Quand l’ethnologue Jean Malaurie a rencontré la Bretagne de Pierre-Jakez Hélias

Jean Malaurie

C’est à l’âge de 101 ans qu’est décédé l’un des ethnologues les plus célèbres, lundi 5 février. Après la dernière Guerre mondiale, Jean Malaurie avait d’abord été étudiant à l’Institut de géographie de Paris. En 1948, il participe en tant que géographe physicien aux expéditions polaires françaises de Paul-Émile Victor au Groenland.

Il y retourne en 1950 et y dirige la première mission géographique et ethnographique française, y découvrant des fjords et des littoraux inconnus, auxquels il consacre sa thèse. Lui et l’Inuit Kutsikitsoq sont les deux premiers hommes à atteindre le pôle nord géomagnétique en mai 1951.

  • Photo ci-dessus : Jean Malaurie au Festival international de géographie en 1996. Photographe de la Ville de Saint-Dié-des-Vosges, dans le cadre de sa mission ; scan par Ji-Elle. Fichier sous licence Creative Commons Attribution. Origine : Wikipédia.
  • MaJ : 06/02/24, 20h43

Un plaidoyer contre la mondialisation et pour le pluralisme culturel

À Thulé, Jean Malaurie découvre une base militaire secrète que les Américains avaient construite sans consulter les populations locales et contre laquelle il prend aussitôt position. À compter de ce moment, Jean Malaurie devient le défenseur des droits des minorités de l’Arctique que menace l’exploitation pétrolière dans le Grand Nord. Il est profondément convaincu que la mondialisation et l’unification des cultures sont un grand malheur. Dans un documentaire de Michel Viotte pour Arte, il déclarera en 2009 :

  • « Je ne cesserai de plaider contre la mondialisation. Le pluralisme culturel est la condition du progrès de l’humanité. »

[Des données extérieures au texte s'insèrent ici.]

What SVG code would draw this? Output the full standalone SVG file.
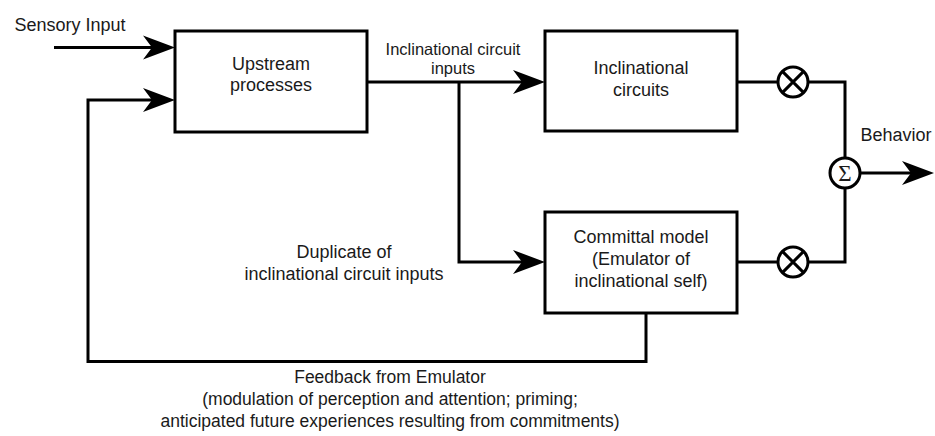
<svg xmlns="http://www.w3.org/2000/svg" width="935" height="436" viewBox="0 0 935 436">
<style>
.box{fill:#fff;stroke:#000;stroke-width:3}
.ln{fill:none;stroke:#000;stroke-width:3}
.arr{marker-end:url(#ah)}
.c{fill:#fff;stroke:#000;stroke-width:3}
text{font-family:"Liberation Sans",Arial,sans-serif;font-size:18px;fill:#1a1a1a;text-anchor:middle}
.sm{font-size:16.5px}
.fb{font-size:17.5px}
</style>
<defs>
<marker id="ah" markerUnits="userSpaceOnUse" markerWidth="32" markerHeight="24" refX="9" refY="12" orient="auto" overflow="visible">
<path d="M0,0 L32,12 L0,24 L9,12 Z" fill="#000"/>
</marker>
</defs>
<g id="connectors">
<path class="ln arr" d="M54,47.5 H152"/>
<path class="ln arr" d="M646,313 V361.5 H88 V100 H152"/>
<path class="ln arr" d="M367,82 H522"/>
<path class="ln arr" d="M459,82 V262 H522"/>
<path class="ln" d="M737,82 H778"/>
<path class="ln" d="M808,82 H845 V158"/>
<path class="ln" d="M737,262 H778"/>
<path class="ln" d="M808,262 H845 V188"/>
<path class="ln arr" d="M860,173 H911"/>
</g>
<g id="upstream">
<rect class="box" x="175" y="31" width="192" height="101"/>
<text x="271" y="70">Upstream</text>
<text x="271" y="91">processes</text>
</g>
<g id="inclinational">
<rect class="box" x="545" y="31" width="192" height="100"/>
<text x="641" y="74">Inclinational</text>
<text x="641" y="96">circuits</text>
</g>
<g id="committal">
<rect class="box" x="545" y="212" width="192" height="101"/>
<text x="641" y="243">Committal model</text>
<text x="641" y="265">(Emulator of</text>
<text x="641" y="287">inclinational self)</text>
</g>
<g id="mult-top">
<circle class="c" cx="793" cy="82" r="15"/>
<path class="ln" d="M782.4,71.4 L803.6,92.6 M803.6,71.4 L782.4,92.6"/>
</g>
<g id="mult-bottom">
<circle class="c" cx="793" cy="262" r="15"/>
<path class="ln" d="M782.4,251.4 L803.6,272.6 M803.6,251.4 L782.4,272.6"/>
</g>
<g id="sum">
<circle class="c" cx="845" cy="173" r="15"/>
<text x="845" y="181" style="font-family:'Liberation Serif',serif;font-size:23px">Σ</text>
</g>
<g id="labels">
<text x="70" y="30.5">Sensory Input</text>
<text class="sm" x="453" y="55">Inclinational circuit</text>
<text class="sm" x="453" y="74">inputs</text>
<text x="344" y="258">Duplicate of</text>
<text x="344" y="280">inclinational circuit inputs</text>
<text x="896" y="141">Behavior</text>
<text class="fb" x="390" y="383">Feedback from Emulator</text>
<text class="fb" x="390" y="405">(modulation of perception and attention; priming;</text>
<text class="fb" x="390" y="427">anticipated future experiences resulting from commitments)</text>
</g>
</svg>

En 1955, il avait publié « Les derniers rois de Thulé » dans une nouvelle collection des éditions Plon qui prend le nom de « Terre humaine » et dont il devient le directeur. Et c’est ainsi que son itinéraire va croiser celui de l’écrivain breton et bretonnant Pierre-Jakez Hélias. Il en a raconté la genèse lors de son intervention lors du colloque organisé par le Centre de recherche bretonne et celtique en septembre 2000 au Pôle universitaire de Quimper qui porte son nom, cinq ans après sa disparition.

Un grand livre d’ethnologie vivante

Le déclic intervient un soir d’hiver de 1967 en suivant l’émission que le réalisateur André Voisin avait consacrée à l’écrivain bigouden. Il y voit Pierre-Jakez Hélias sur une plage bretonne : « sa manière de conter était admirable et à travers lui surgissait tout le merveilleux de la tradition celte, le mystère de Finistère qui nous est si proche et pourtant si lointain. »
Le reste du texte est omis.